While Pandas requires learning Python, it offers more power and flexibility for data science projects. Excel is better suited for simple analysis, reporting, and when users prefer a graphical interface without coding.

⚖️

Code Comparison

Here is how you load a CSV file, filter rows where a column value is greater than 50, and calculate the average of another column using Pandas.

python

import pandas as pd

data = pd.read_csv('data.csv')
filtered = data[data['value'] > 50]
avg = filtered['score'].mean()
print(f'Average score: {avg:.2f}')

Output

Average score: 75.43

↔️

Excel Equivalent

In Excel, you would open the CSV file, use filters on the 'value' column to show only rows greater than 50, then use the formula =AVERAGEIF(A:A,">50",B:B) assuming 'value' is in column A and 'score' in column B.

Output

The formula returns the average score for rows where value > 50.

🎯

When to Use Which

Choose Pandas when you need to work with large datasets, automate repetitive data tasks, or build complex data pipelines. It is ideal for data scientists and programmers who want reproducible and scalable analysis.

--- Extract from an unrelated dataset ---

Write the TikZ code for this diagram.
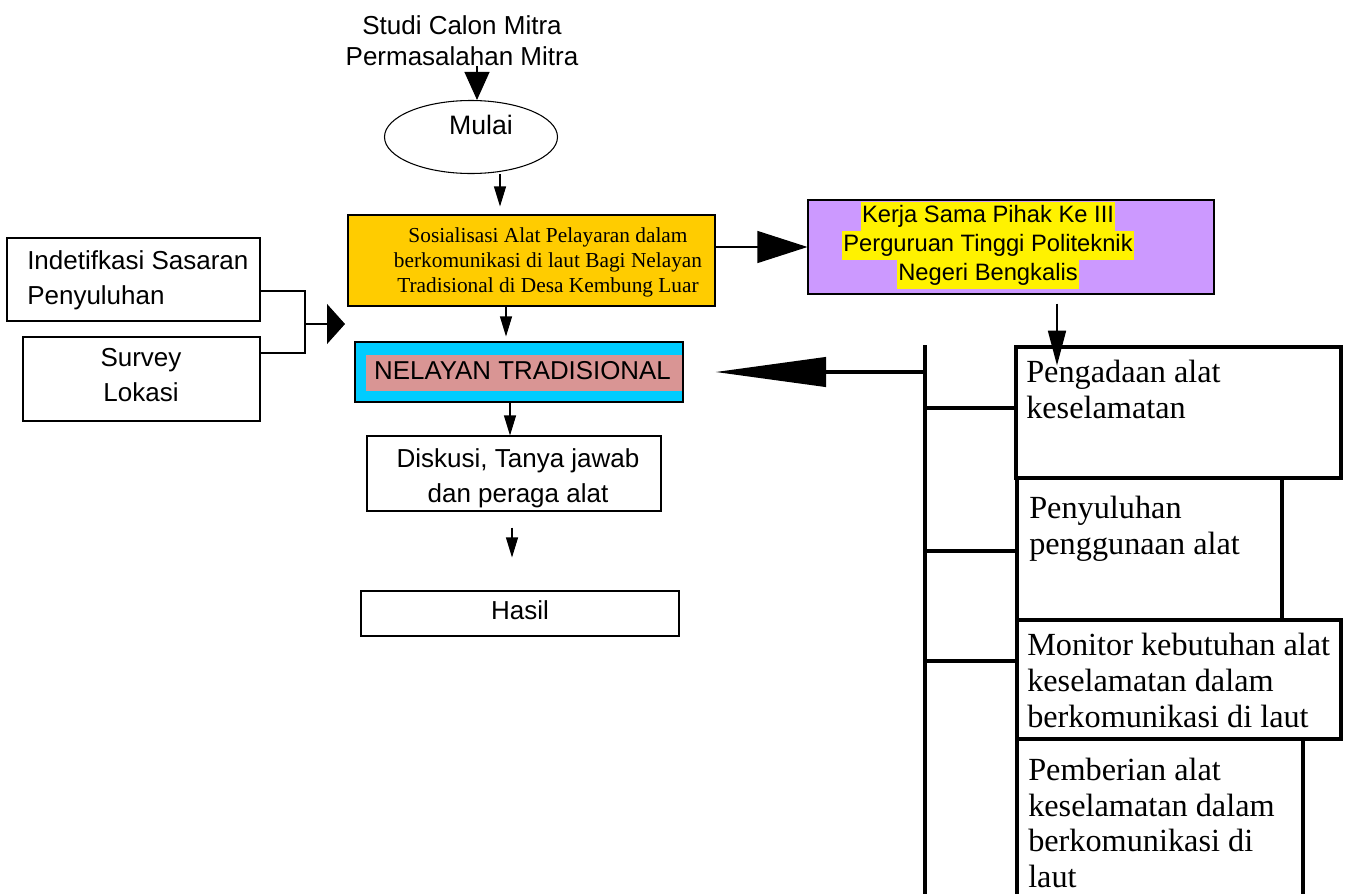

Choose Excel when you have small datasets, need quick visual feedback, or prefer a graphical interface without coding. It is great for business users, quick reports, and simple data exploration.

✅

Key Takeaways

Pandas is best for automated, large-scale, and complex data tasks using code.

Excel is user-friendly for small data and quick visual analysis without programming.

Pandas handles bigger data and complex transformations more efficiently than Excel.

Excel offers built-in charts and easy filtering but can be slow with large data.

Choose based on your data size, task complexity, and comfort with coding.